6.         Nonobstant les dispositions des paragraphes 1, 2 et 5, on considère qu’il n’y a pas « établissement stable » lorsqu’une installation fixe d’affaires est utilisée aux seules fins de, ou une personne visée au paragraphe 5 est engagée seulement dans, l’exercice de l’une ou de plusieurs des activités suivantes :

 

a)         L’usage d’installations aux fins de stockage, d’exposition ou de livraison de marchandises appartenant au résident;

 

b)         L’entreposage de marchandises appartenant au résident aux fins de stockage, d’exposition ou de livraison;

 

c)         L’entreposage de marchandises appartenant au résident aux fins de transformation par une autre personne;

 

d)         L’achat de marchandises ou la collecte d’informations pour le résident; et

 

e)         La publicité, la fourniture de renseignements, la recherche scientifique ou des activités analogues de caractère préparatoire ou auxiliaire, pour le résident.

 

7.         Un résident d’un État contractant n’est pas considéré comme ayant un établissement stable dans l’autre État contractant du seul fait qu’il y exerce son activité par l’entremise d’un courtier, d’un commissionnaire général ou de tout autre agent jouissant d’un statut indépendant, à condition que ces personnes agissent dans le cadre ordinaire de leur activité.

 

8.         Le fait qu’une société qui est un résident d’un État contractant contrôle ou est contrôlée par une société qui est un résident de l’autre État contractant ou qui y exerce son activité (que ce soit par l’intermédiaire d’un établissement stable ou non) ne suffit pas à faire de l’une quelconque de ces sociétés un établissement stable de l’autre.

 

9.         Au sens de la Convention, les dispositions du présent article s’appliquent pour déterminer si une personne quelconque a un établissement stable dans un État.

 

 

 


RÉFÉRENCE :                                  2008CCI307

 

Nos DES DOSSIERS DE LA COUR : 2007-2033(IT)G; 2007-3490(IT)G

 

INTITULÉ :                                       KNIGHTS OF COLUMBUS ET SA MAJESTÉ LA REINE

 

LIEU DE L’AUDIENCE :                   Toronto (Ontario)

 

DATES DE L’AUDIENCE :               Les 14, 15, 16, 17 et 18 janvier 2008

 

MOTIFS DU JUGEMENT :               L’honorable juge Campbell J. Miller

 

DATE DU JUGEMENT :                   Le 16 mai 2008

 

COMPARUTIONS :

 

Avocats de l’appelante :

Me William I. Innes, Me Chia‑yi Chua

et Me Brendan Bissell

Avocats de l’intimée :

Me Marie-Thérèse Boris et Me Justin Kutyan

 

AVOCATS INSCRITS AU DOSSIER :

 

       Pour l’appelante :

 

                          Noms :                    Me William I. Innes et Me Chia‑yi Chua

 

                            Cabinet :                Fraser Milner Casgrain LLP

                                                          Toronto (Ontario)

 

       Pour l’intimée :                            John H. Sims, c.r.
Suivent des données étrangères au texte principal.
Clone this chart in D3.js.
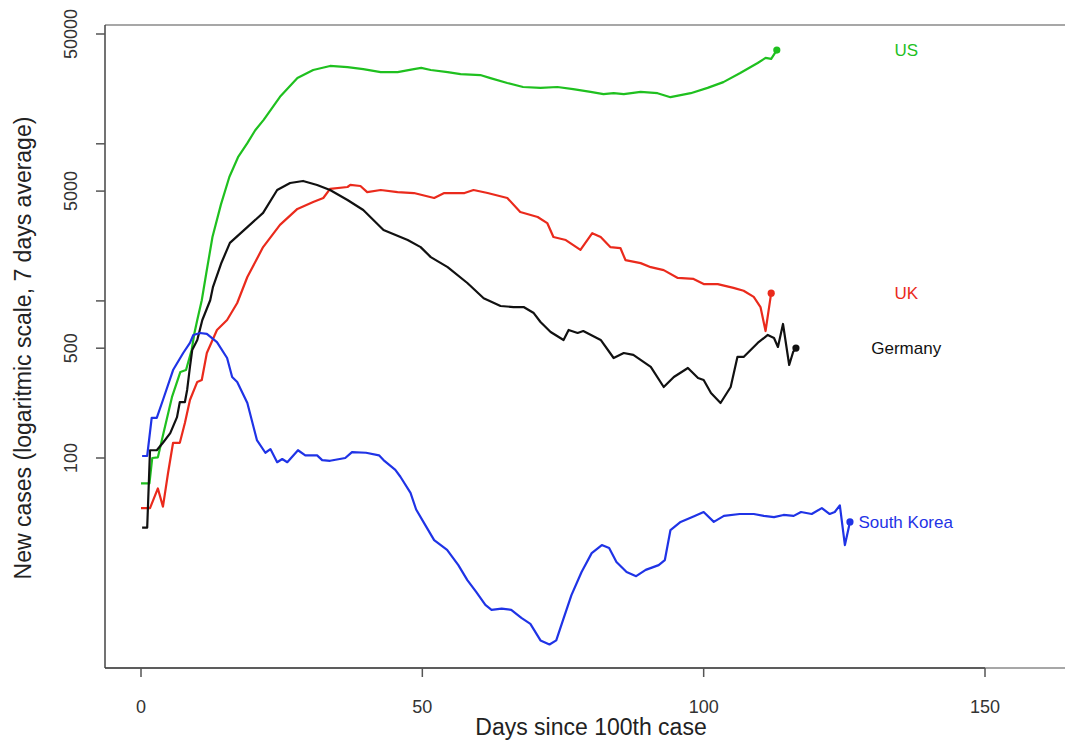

                                                          Sous‑procureur général du Canada

                                                          Ottawa, Canada

 



[1]           [1994] 2 R.C.S. 9.

 

[2]           [1994] 3 R.C.S. 551.

 

[3]           [1995] 2 R.C.S. 802.

[4]           2008CCI306.

[5]           (2006) 8 ITLR 1067 (Tribunal fiscal d’appel de l’Inde).

[6]           61 D.T.C. 1222.

 

[7]           62 D.T.C. 1390 (C.S.C.).

[8]           Il y avait certains éléments de preuve selon lesquels il était possible qu’un agent ait rencontré des proposants à son bureau à la maison. Cela n’a aucune importance dans la vue d’ensemble du modus operandi des Chevaliers de Colomb et des agents itinérants de façon générale. Ce n’est pas suffisant pour conclure que les Chevaliers de Colomb avaient un établissement stable d’une installation fixe d’affaires.